Digital Imagery and Informational Graphics in E-Learning: Maximizing Visual Technologies provides a primer approach to the complex issues of digital imagery use in e-learning with a practical and applied approach.

– Shalin Hai-Jew, Kansas State University, USA

Because faculty and staff work in a do-it-yourself environment, [the] emphasis is on practical methods for acquiring and creating digital imagery for online learning, with an overview of related pedagogical theories, visual literacy, and instructional design. Chapters cover types and practical applications of graphics in online learning, then explore capturing and authoring tools for graphics, the creation of game and simulation spaces, collaborative image creation, and storage and access issues.

– Sci Tech Book News, BookNews.com

Author's/Editor's Biography

Shalin Hai-Jew
Shalin Hai-Jew works as a grant writer at Hutchinson Community College (HutchCC) in Hutchinson, Kansas. Just prior, she worked as an instructional designer at Kansas State University (K-State), where she worked for 17.5 years. She has taught at the university and college levels for many years (including four years in the People’s Republic of China) and was tenured at Shoreline Community College but left tenure to pursue instructional design work. She has Bachelor’s degrees in English and psychology, a Master’s degree in Creative Writing from the University of Washington (Hugh Paradise Scholar), and an Ed.D in Educational Leadership with a focus on public administration from Seattle University (where she was a Morford Scholar).

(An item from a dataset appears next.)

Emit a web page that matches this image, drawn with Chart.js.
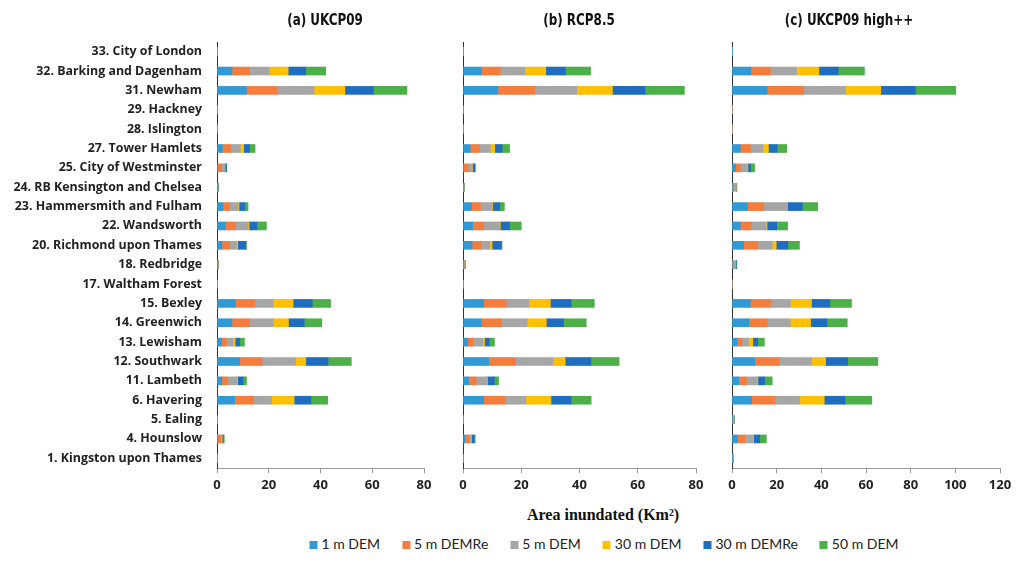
<!DOCTYPE html>
<html>
<head>
<meta charset="utf-8">
<script src="https://cdn.jsdelivr.net/npm/chart.js@4.4.0/dist/chart.umd.min.js"></script>
<style>
  body { margin: 0; background: #fff; width: 1024px; height: 563px; overflow: hidden; position: relative; font-family: "Open Sans", Lato, sans-serif; }
  canvas { position: absolute; top: 0; }
  .ttl { position: absolute; top: 10px; transform: translateX(-50%) scaleX(0.83); white-space: nowrap;
         font: bold 16px "DejaVu Sans Condensed", "Open Sans", sans-serif; color: #111; }
  #xtitle { position: absolute; top: 506px; left: 603px; transform: translateX(-50%); white-space: nowrap;
            font: bold 16px "Liberation Serif", serif; color: #111; }
  #legend { position: absolute; top: 535px; left: 604px; transform: translateX(-50%); display: flex; gap: 22px;
            white-space: nowrap; font: 14px Lato, sans-serif; color: #222; }
  #legend span.sw { display: inline-block; width: 8px; height: 8px; margin-right: 4px; }
</style>
</head>
<body>
<canvas id="chartA"></canvas>
<canvas id="chartB"></canvas>
<canvas id="chartC"></canvas>
<div class="ttl" style="left:325px">(a) UKCP09</div>
<div class="ttl" style="left:579px">(b) RCP8.5</div>
<div class="ttl" style="left:849px">(c) UKCP09 high++</div>
<div id="xtitle">Area inundated (Km²)</div>
<div id="legend"></div>
<script>
// boroughs, top to bottom
var boroughs = ["33. City of London", "32. Barking and Dagenham", "31. Newham", "29. Hackney", "28. Islington",
  "27. Tower Hamlets", "25. City of Westminster", "24. RB Kensington and Chelsea", "23. Hammersmith and Fulham",
  "22. Wandsworth", "20. Richmond upon Thames", "18. Redbridge", "17. Waltham Forest", "15. Bexley",
  "14. Greenwich", "13. Lewisham", "12. Southwark", "11. Lambeth", "6. Havering", "5. Ealing",
  "4. Hounslow", "1. Kingston upon Thames"];

var demNames = ["1 m DEM", "5 m DEMRe", "5 m DEM", "30 m DEM", "30 m DEMRe", "50 m DEM"];
var demColors = ["#2f9ad6", "#f47c3c", "#a6a6a6", "#ffc000", "#1f6dc0", "#4caf48"];

// (a) UKCP09
var ukcp_1m     = [0.1, 5.8, 11.4, 0, 0, 2.1, 0.3, 0.1, 2.3, 3.2, 1.9, 0.1, 0, 7.1, 5.8, 1.7, 8.8, 1.8, 6.8, 0, 0.2, 0];
var ukcp_5mRe   = [0.05, 6.6, 11.9, 0, 0, 3.2, 1.5, 0.1, 2.6, 3.9, 3.0, 0.1, 0, 7.5, 6.6, 1.9, 8.6, 2.3, 7.4, 0, 1.2, 0];
var ukcp_5m     = [0.05, 7.7, 14.2, 0, 0, 3.7, 1.2, 0.1, 3.2, 4.9, 2.6, 0.2, 0, 7.1, 9.3, 2.6, 12.9, 3.6, 6.8, 0, 0.5, 0];
var ukcp_30m    = [0, 7.4, 11.9, 0, 0, 1.3, 0.1, 0, 0.4, 0.4, 0.5, 0, 0, 7.7, 5.9, 0.8, 4.0, 0.3, 8.8, 0, 0.1, 0];
var ukcp_30mRe  = [0, 6.8, 11.1, 0, 0, 2.3, 0.5, 0.1, 2.2, 3.0, 3.1, 0.1, 0, 7.4, 6.1, 1.8, 8.6, 2.1, 6.5, 0, 0.4, 0];
var ukcp_50m    = [0, 7.7, 12.9, 0, 0, 2.1, 0.2, 0.2, 1.3, 3.7, 0.3, 0.1, 0, 7.1, 6.8, 1.8, 9.0, 1.3, 6.5, 0, 0.4, 0];

// (b) RCP8.5
var rcp_1m      = [0.05, 6.3, 12.0, 0, 0, 2.5, 0.2, 0.1, 2.9, 3.3, 3.1, 0.2, 0, 7.1, 6.3, 1.6, 8.8, 1.9, 7.1, 0, 0.6, 0];
var rcp_5mRe    = [0.05, 6.5, 12.6, 0, 0, 3.1, 1.5, 0.1, 3.1, 3.8, 3.1, 0.1, 0, 7.7, 6.9, 1.8, 9.2, 2.6, 7.4, 0, 1.4, 0];
var rcp_5m      = [0.1, 8.4, 14.5, 0, 0, 3.8, 1.5, 0.1, 4.0, 5.5, 3.0, 0.2, 0, 7.8, 8.8, 3.4, 12.9, 3.7, 7.1, 0, 0.8, 0];
var rcp_30m     = [0, 7.2, 12.2, 0, 0, 1.5, 0.1, 0, 0.2, 0.2, 0.8, 0, 0, 7.4, 6.6, 0.6, 4.2, 0.2, 8.6, 0, 0.1, 0];
var rcp_30mRe   = [0, 6.8, 11.2, 0, 0, 2.5, 0.8, 0.1, 2.4, 3.2, 3.1, 0.2, 0, 7.1, 5.9, 1.6, 8.8, 2.4, 6.9, 0, 0.9, 0];
var rcp_50m     = [0, 8.6, 13.5, 0, 0, 2.6, 0.1, 0.1, 1.6, 4.0, 0.3, 0.1, 0, 8.0, 7.8, 1.8, 9.7, 1.4, 6.9, 0, 0.4, 0];

// (c) UKCP09 high++
var high_1m     = [0.1, 8.4, 15.7, 0, 0, 3.7, 1.5, 0.2, 6.9, 3.7, 5.2, 0.2, 0, 8.2, 7.6, 2.2, 10.2, 3.0, 8.7, 0.1, 2.4, 0.1];
var high_5mRe   = [0.05, 8.8, 16.4, 0.3, 0.2, 4.6, 2.2, 0.6, 7.3, 4.9, 6.4, 0.4, 0.3, 9.0, 8.2, 2.2, 10.8, 3.4, 10.5, 0.2, 3.3, 0.1];
var high_5m     = [0.05, 11.7, 18.8, 0, 0, 5.5, 3.0, 1.0, 10.6, 6.7, 6.4, 1.0, 0, 9.0, 10.3, 3.0, 14.6, 4.9, 11.2, 0.6, 3.7, 0.2];
var high_30m    = [0, 10.0, 15.7, 0, 0, 2.5, 0.4, 0.1, 0.1, 0.4, 1.8, 0, 0, 9.4, 9.1, 1.9, 6.3, 0.3, 10.9, 0, 0.3, 0];
var high_30mRe  = [0.05, 8.7, 15.5, 0, 0, 3.9, 1.2, 0.2, 6.6, 4.3, 5.2, 0.3, 0, 8.2, 7.3, 2.2, 9.9, 3.0, 9.3, 0.1, 2.7, 0.1];
var high_50m    = [0.05, 11.7, 18.1, 0, 0, 4.3, 1.8, 0.1, 6.9, 4.9, 5.2, 0.3, 0, 9.7, 9.1, 3.0, 13.5, 3.4, 12.0, 0.2, 3.0, 0.1];

function makeDatasets(series){
  var sets = [];
  for (var i = 0; i < series.length; i++){
    sets.push({label: demNames[i], data: series[i], backgroundColor: demColors[i], borderWidth: 0, barThickness: 8});
  }
  return sets;
}

function createPanel(id, left, width, axisWidth, xmax, showLabels, series){
  var canvas = document.getElementById(id);
  canvas.style.left = left + "px";
  canvas.width = width;
  canvas.height = 500;
  canvas.style.width = width + "px";
  canvas.style.height = "500px";

  return new Chart(canvas.getContext('2d'), {
    type: 'bar',
    data: {labels: boroughs, datasets: makeDatasets(series)},
    options: {
      indexAxis: 'y',
      responsive: false,
      animation: false,
      devicePixelRatio: 1,
      layout: {padding: {top: 42, right: 16, left: 0, bottom: 0}},
      plugins: {legend: {display: false}, tooltip: {enabled: false}},
      scales: {
        x: {
          stacked: true, min: 0, max: xmax,
          ticks: {stepSize: 20, padding: 4, color: '#222', font: {family: 'Open Sans', weight: 'bold', size: 13}},
          grid: {drawOnChartArea: false, tickLength: 5, color: '#999'},
          border: {color: '#999'},
          afterFit: function(s){ s.height = 32; }
        },
        y: {
          stacked: true,
          ticks: {display: showLabels, padding: 7, color: '#222', font: {family: 'Open Sans', weight: 'bold', size: 12.4}},
          grid: {display: false},
          border: {display: true, color: '#333', width: 1},
          afterFit: function(s){ s.width = axisWidth; }
        }
      }
    }
  });
}

createPanel("chartA", 0, 440, 217, 80, true, [ukcp_1m, ukcp_5mRe, ukcp_5m, ukcp_30m, ukcp_30mRe, ukcp_50m]);
createPanel("chartB", 447, 265, 16, 80, false, [rcp_1m, rcp_5mRe, rcp_5m, rcp_30m, rcp_30mRe, rcp_50m]);
createPanel("chartC", 716, 300, 16, 120, false, [high_1m, high_5mRe, high_5m, high_30m, high_30mRe, high_50m]);

// legend row
var legend = document.getElementById("legend");
for (var i = 0; i < demNames.length; i++){
  var item = document.createElement("div");
  item.innerHTML = '<span class="sw" style="background:' + demColors[i] + '"></span>' + demNames[i];
  legend.appendChild(item);
}
</script>
</body>
</html>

She tested into the University of Washington at 14. She reviews for several publishers and publications. She has worked on a number of instructional design projects, including public health, biosecurity, one health, mental health, PTSD, grain science, turfgrass management, social justice, and others. She has authored and edited a number of books. Hai-Jew was born in Huntsville, Alabama, in the U.S. Currently, she is working on multiple projects.